British Ambassador to Egypt Geoffrey Adams, who has consistently pushed for stronger cooperation between the two countries, tweeted that a team from the embassy was at the airport to welcome the flight from Birmingham.

Commercial flights to Sharm El-Sheikh airport were banned after a terror attack on a Russian airliner killed 224 people in October 2015.

After it was revealed that a bomb was smuggled onto the aircraft security procedures were placed under scrutiny.

Ambassador Adams has said that intensive cooperation on aviation security has allowed commercial flights to operate again.

Sharm El-Sheikh, in the South Sinai Governorate, was previously one of the most popular destinations for Brits.

At one time South Sinai generated a third of the country’s overall tourism revenue, however, the local Bedouin population is excluded from these profits in favour of Egyptians who have moved there from the Nile Valley.

READ: 4 Sinai civilians killed after Egypt army bombs house

For several years now the government has waged a disproportionate war on terror, concentrated in the northern governorate, that has seen indiscriminate force used against the local population.

Houses have been destroyed and hundreds of families forced to leave. Children are arbitrarily arrested and citizens forcibly disappeared.

Extrajudicial killings, torture, and kidnappings are rife.

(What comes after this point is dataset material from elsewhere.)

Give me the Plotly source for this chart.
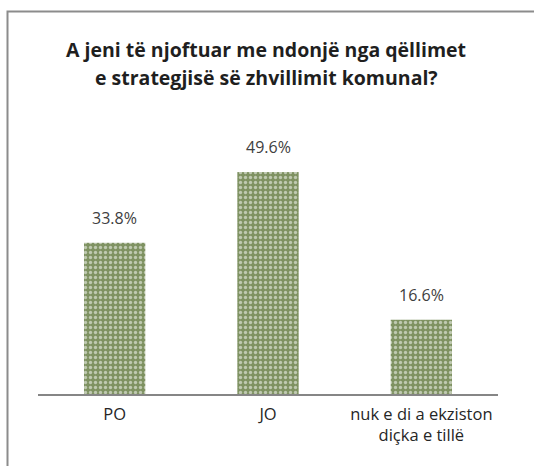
import plotly.graph_objects as go

categories = ["PO", "JO", "nuk e di a ekziston<br>diçka e tillë"]
values = [33.8, 49.6, 16.6]
value_labels = ["33.8%", "49.6%", "16.6%"]
title_lines = ["A jeni të njoftuar me ndonjë nga qëllimet",
               "e strategjisë së zhvillimit komunal?"]

FONT = "Open Sans"
W, H = 534, 466
ML, MR, MT, MB = 38, 36, 150, 72
PW, PH = W - ML - MR, H - MT - MB

def px_to_paper_x(px):
    return (px - ML) / PW

def px_to_paper_y(py):
    return (H - MB - py) / PH

fig = go.Figure()
fig.add_trace(go.Bar(
    x=categories,
    y=values,
    width=0.4,
    marker=dict(
        color="#7f9262",
        line=dict(width=0),
        pattern=dict(shape=".", fgcolor="white", bgcolor="#7f9262",
                     size=5, solidity=0.35, fillmode="overlay"),
    ),
    hoverinfo="skip",
))

annotations = []
for c, v, t in zip(categories, values, value_labels):
    annotations.append(dict(
        x=c, y=v, xref="x", yref="y", text=t, showarrow=False,
        yanchor="bottom", yshift=12,
        font=dict(family=FONT, size=16, color="#404040"),
    ))

for line, py in zip(title_lines, [49, 78]):
    annotations.append(dict(
        x=px_to_paper_x(266), y=px_to_paper_y(py), xref="paper", yref="paper",
        text="<b>" + line + "</b>", showarrow=False,
        xanchor="center", yanchor="middle",
        font=dict(family=FONT, size=19.5, color="#1f1f1f"),
    ))

shapes = [dict(
    type="rect", xref="paper", yref="paper",
    x0=px_to_paper_x(7.5), x1=px_to_paper_x(560),
    y0=px_to_paper_y(11.5), y1=px_to_paper_y(520),
    line=dict(color="#8c8c8c", width=2), fillcolor="rgba(0,0,0,0)",
    layer="below",
)]

fig.update_layout(
    width=W, height=H,
    margin=dict(l=ML, r=MR, t=MT, b=MB, pad=0),
    paper_bgcolor="white", plot_bgcolor="white",
    showlegend=False,
    annotations=annotations,
    shapes=shapes,
    xaxis=dict(
        showline=True, linecolor="#868686", linewidth=2,
        showgrid=False, zeroline=False, ticks="",
        tickfont=dict(family=FONT, size=16.5, color="#262626"),
        ticklabelstandoff=4,
        fixedrange=True,
    ),
    yaxis=dict(
        range=[0, 54.5], visible=False, showgrid=False, zeroline=False,
        fixedrange=True,
    ),
)

fig.write_html("out.html",
               config={"displayModeBar": False},
               post_script="document.body.style.margin='0';document.body.style.overflow='hidden';")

In October four civilians including a ten-year-old boy were killed and 12 injured after a bomb was dropped on a house in Abu Al-Araj, Sheikh Zuweid.

Many of the Brits who travel to the peninsula looking for winter sun have no idea that such a war is being waged so close to their hotels.

Whilst the UK has consistently said it stands with Egypt in the fight against terror, it has not condemned the government’s heavy-handed war on civilians.